For this project, you will implement Schelling's model. Your program should be able to generate time-series data on the evolution of the system (average dissatisfaction, clumping patterns, etc.) that can be analyzed using statistical physics models such as those described in the two papers referenced at the beginning of the project description. You should generate static plots, animations as well as use IPython's interact function to create an interactive tool for exploring the properties of the system under different conditions. Your code should allow for exploring the results when varying the similarity threshold, the population density, the starting relative concentration of agents, the size of the system, etc.

For your base question you should be able to replicate figures in the paper and reproduce some of the phase transition behavior observed.

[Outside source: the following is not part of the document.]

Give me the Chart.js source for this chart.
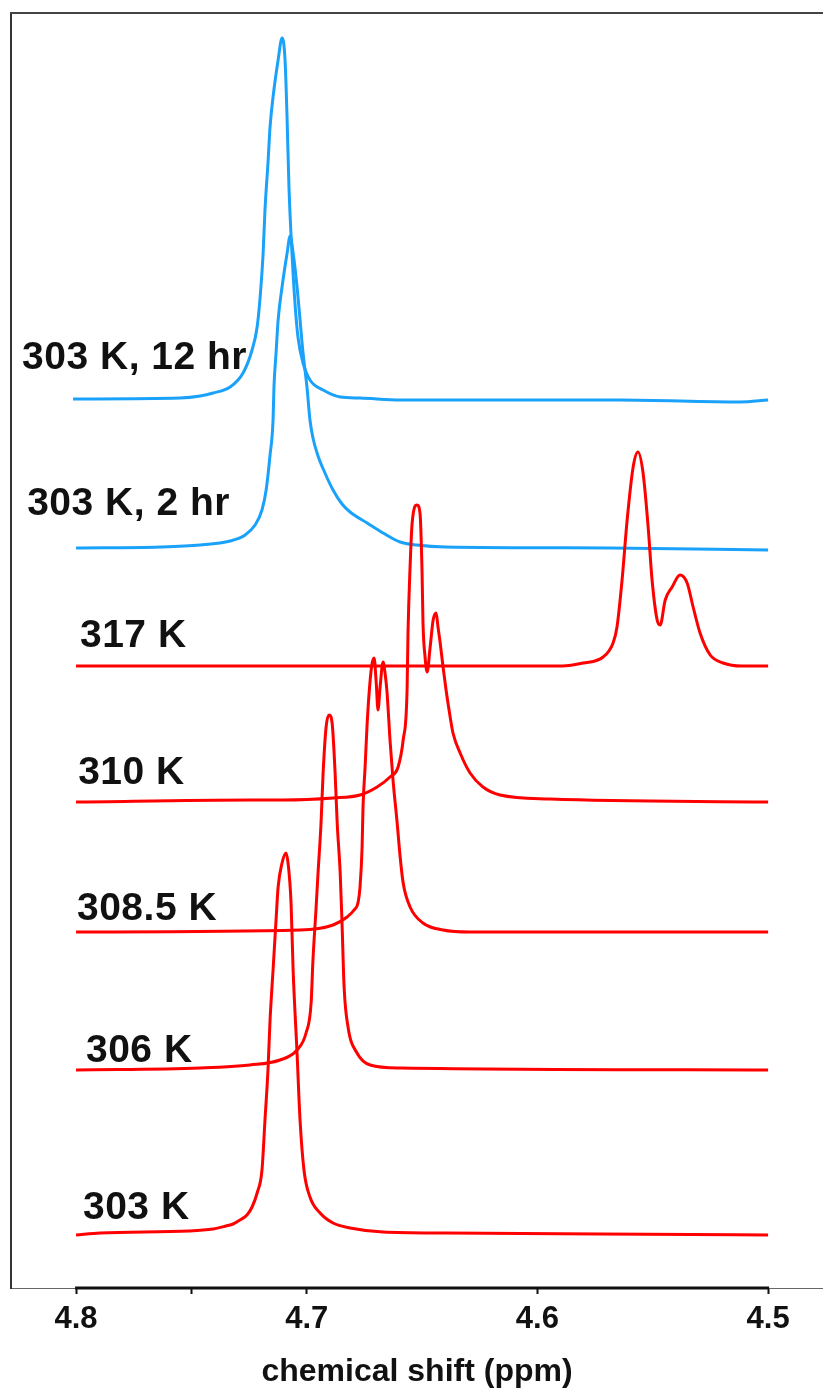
<!DOCTYPE html>
<html><head><meta charset="utf-8">
<script src="https://cdn.jsdelivr.net/npm/chart.js@4/dist/chart.umd.min.js"></script>
<style>html,body{margin:0;padding:0;background:#fff;}canvas{display:block;}</style>
</head><body>
<canvas id="c" width="823" height="1389"></canvas>
<script>
// ---- data (chemical shift in ppm, intensity in arbitrary units above each trace's baseline) ----
const shift303 = [4.8000,4.7896,4.7510,4.7406,4.7350,4.7319,4.7289,4.7259,4.7237,4.7215,4.7194,4.7181,4.7168,4.7159,4.7146,4.7133,4.7124,4.7107,4.7090,4.7081,4.7068,4.7059,4.7042,4.7029,4.7012,4.6986,4.6942,4.6886,4.6812,4.6669,4.6396,4.5728,4.5000];
const int303   = [0,2,4,6,9,11,15,20,28,42,65,115,165,215,265,315,348,372,382,372,332,265,182,115,65,38,22,12,7,3,2,1,0];

const shift306 = [4.8000,4.7462,4.7246,4.7116,4.7042,4.7003,4.6981,4.6973,4.6960,4.6951,4.6938,4.6929,4.6916,4.6903,4.6890,4.6877,4.6868,4.6855,4.6847,4.6838,4.6821,4.6782,4.6725,4.6595,4.5000];
const int306   = [0,2,5,10,20,37,67,110,160,197,247,297,343,355,347,297,247,197,147,83,43,17,5,2,0];

const shift3085 = [4.8000,4.7029,4.6886,4.6825,4.6795,4.6777,4.6769,4.6760,4.6756,4.6747,4.6738,4.6725,4.6717,4.6708,4.6699,4.6691,4.6682,4.6669,4.6660,4.6652,4.6639,4.6626,4.6608,4.6595,4.6582,4.6552,4.6496,4.6409,4.6292,4.5000];
const int3085   = [0,2,7,15,22,30,45,85,125,165,209,252,268,274,250,222,245,270,258,240,192,152,109,75,49,25,9,2,0,0];

const shift310 = [4.8000,4.7246,4.7103,4.6886,4.6769,4.6695,4.6639,4.6604,4.6582,4.6565,4.6561,4.6552,4.6543,4.6522,4.6509,4.6500,4.6496,4.6487,4.6478,4.6465,4.6452,4.6439,4.6431,4.6422,4.6409,4.6396,4.6383,4.6366,4.6335,4.6292,4.6236,4.6162,4.5945,4.5000];
const int310   = [0,2,2,4,7,15,25,35,62,112,169,235,279,297,289,229,179,145,130,155,182,189,175,160,135,112,92,69,49,29,15,7,3,0];

const shift317 = [4.8000,4.6595,4.5893,4.5802,4.5715,4.5672,4.5655,4.5633,4.5611,4.5585,4.5564,4.5542,4.5520,4.5503,4.5481,4.5468,4.5446,4.5416,4.5382,4.5351,4.5325,4.5295,4.5251,4.5195,4.5113,4.5000];
const int317   = [0,0,0,3,9,23,39,86,146,199,214,193,139,86,46,41,66,79,91,83,59,33,11,3,0,0];

const shift2h = [4.8000,4.7636,4.7462,4.7332,4.7267,4.7224,4.7194,4.7176,4.7159,4.7146,4.7142,4.7133,4.7124,4.7107,4.7085,4.7072,4.7059,4.7042,4.7029,4.7016,4.6999,4.6986,4.6973,4.6951,4.6921,4.6886,4.6847,4.6812,4.6738,4.6669,4.6595,4.6522,4.6400,4.5685,4.5000];
const int2h   = [0,1,3,7,13,23,38,58,93,128,161,195,228,261,295,312,295,261,228,195,161,128,110,92,75,58,44,36,25,15,6,3,1,0,-2];

const shift12h = [4.8013,4.7549,4.7462,4.7406,4.7332,4.7276,4.7237,4.7215,4.7202,4.7189,4.7181,4.7168,4.7159,4.7146,4.7124,4.7107,4.7094,4.7085,4.7077,4.7064,4.7051,4.7038,4.7016,4.6986,4.6929,4.6855,4.6769,4.6595,4.5642,4.5121,4.5000];
const int12h   = [0,1,3,6,12,26,49,72,102,146,189,236,272,302,339,361,339,279,212,146,96,62,36,19,9,2,1,-1,-1,-3,-1];

// stacking offsets of each trace's baseline
const traceNames   = ['303 K','306 K','308.5 K','310 K','317 K','303 K, 2 hr','303 K, 12 hr'];
const traceOffsets = [53, 218, 356, 486, 622, 740, 889];

// axis ticks
const tickValues  = [4.8, 4.75, 4.7, 4.6, 4.5];
const majorTicks  = [4.8, 4.7, 4.6, 4.5];

// ---- presentation ----
const FONT = '"Liberation Sans", Arial, sans-serif';
const RED = '#ff0000', BLUE = '#1aa2fa';
const traceShifts = [shift303, shift306, shift3085, shift310, shift317, shift2h, shift12h];
const traceInts   = [int303, int306, int3085, int310, int317, int2h, int12h];
const traceColors = [RED, RED, RED, RED, RED, BLUE, BLUE];
// label anchors (left/baseline) in data units
const labelAnchors = [
  [4.7970, 69], [4.7957, 226], [4.7996, 368], [4.7991, 504], [4.7983, 641], [4.8212, 773], [4.8234, 919]
];

const datasets = traceNames.map((n, i) => ({
  label: n,
  data: traceShifts[i].map((s, j) => ({x: s, y: traceOffsets[i] + traceInts[i][j]})),
  borderColor: traceColors[i],
  borderWidth: 3,
  pointRadius: 0,
  fill: false,
  cubicInterpolationMode: 'monotone'
}));

const framePlugin = {
  id: 'frame',
  afterDraw(chart) {
    const {ctx, chartArea: a, scales: {x}} = chart;
    ctx.save();
    ctx.strokeStyle = '#444'; ctx.lineWidth = 2;
    ctx.beginPath(); ctx.moveTo(a.left - 1, a.top); ctx.lineTo(a.right, a.top); ctx.stroke();
    ctx.strokeStyle = '#111'; ctx.lineWidth = 3;
    ctx.beginPath();
    ctx.moveTo(x.getPixelForValue(4.8) - 1, a.bottom);
    ctx.lineTo(x.getPixelForValue(4.5) + 1, a.bottom);
    ctx.stroke();
    ctx.restore();
  }
};

const labelPlugin = {
  id: 'traceLabels',
  afterDatasetsDraw(chart) {
    const {ctx, scales: {x, y}} = chart;
    ctx.save();
    ctx.font = 'bold 39px ' + FONT;
    if ('letterSpacing' in ctx) ctx.letterSpacing = '0.5px';
    ctx.fillStyle = '#111';
    ctx.textAlign = 'left';
    ctx.textBaseline = 'alphabetic';
    traceNames.forEach((n, i) => {
      ctx.fillText(n, x.getPixelForValue(labelAnchors[i][0]), y.getPixelForValue(labelAnchors[i][1]));
    });
    ctx.restore();
  }
};

new Chart(document.getElementById('c'), {
  type: 'line',
  data: {datasets},
  options: {
    responsive: false,
    animation: false,
    devicePixelRatio: 1,
    layout: {padding: {top: 13, left: 0, right: 0, bottom: 0}},
    plugins: {legend: {display: false}, tooltip: {enabled: false}},
    scales: {
      x: {
        type: 'linear', reverse: true, min: 4.4762, max: 4.8282, position: 'bottom',
        afterBuildTicks: s => { s.ticks = tickValues.map(v => ({value: v})); },
        afterFit: s => { s.height = 101; },
        ticks: {
          autoSkip: false, maxRotation: 0, minRotation: 0, padding: 7, color: '#111',
          font: {family: FONT, size: 31, weight: 'bold'},
          callback: v => majorTicks.some(m => Math.abs(m - v) < 1e-9) ? Number(v).toFixed(1) : ''
        },
        grid: {display: true, drawOnChartArea: false, drawTicks: true, tickLength: 6, tickWidth: 2, tickColor: '#111'},
        border: {display: true, color: '#666', width: 1},
        title: {display: true, text: 'chemical shift (ppm)', color: '#111',
                font: {family: FONT, size: 32, weight: 'bold', lineHeight: 1}, padding: {top: 0, bottom: 1}}
      },
      y: {
        type: 'linear', min: 0, max: 1275,
        afterFit: s => { s.width = 11; },
        ticks: {display: false},
        grid: {display: false},
        border: {display: true, color: '#333', width: 2}
      }
    }
  },
  plugins: [framePlugin, labelPlugin]
});
</script>
</body></html>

Here are examples of some additional questions you could study:

  • Map out how the satisfaction threshold $t$ affects the average satisfaction and amount of "clumping" as a function of time. i.e. How many rounds does it take for a neighborhood to completely sort itself ("equilibrate") for a given value of $t$?
  • What happens when one population is much larger than the other, say 75/25?
  • What happens if the neighborhood is pre-seeded with clumps of a certain size?

Implementation advice

For small grid sizes, you should use the ipythonblocks package to perform all of your visualizations for this project. This package makes it easy to perform animations of the simulations. For larger grid sizes you will probably have to use matplotlib to make static plots. It is also possible, but more challenging to create animations using Matplotlib.

Initially, you will probably want to animate the simulations as you run them. However, once you are using a larger grid size, performing many simulations and analyzing the results, you may want to stop doing the animations during the simulation for performance reasons.

It may help for you to save your results to disk (in the npz format) after the simulation and then use those files to perform subsequence analysis and visualizations.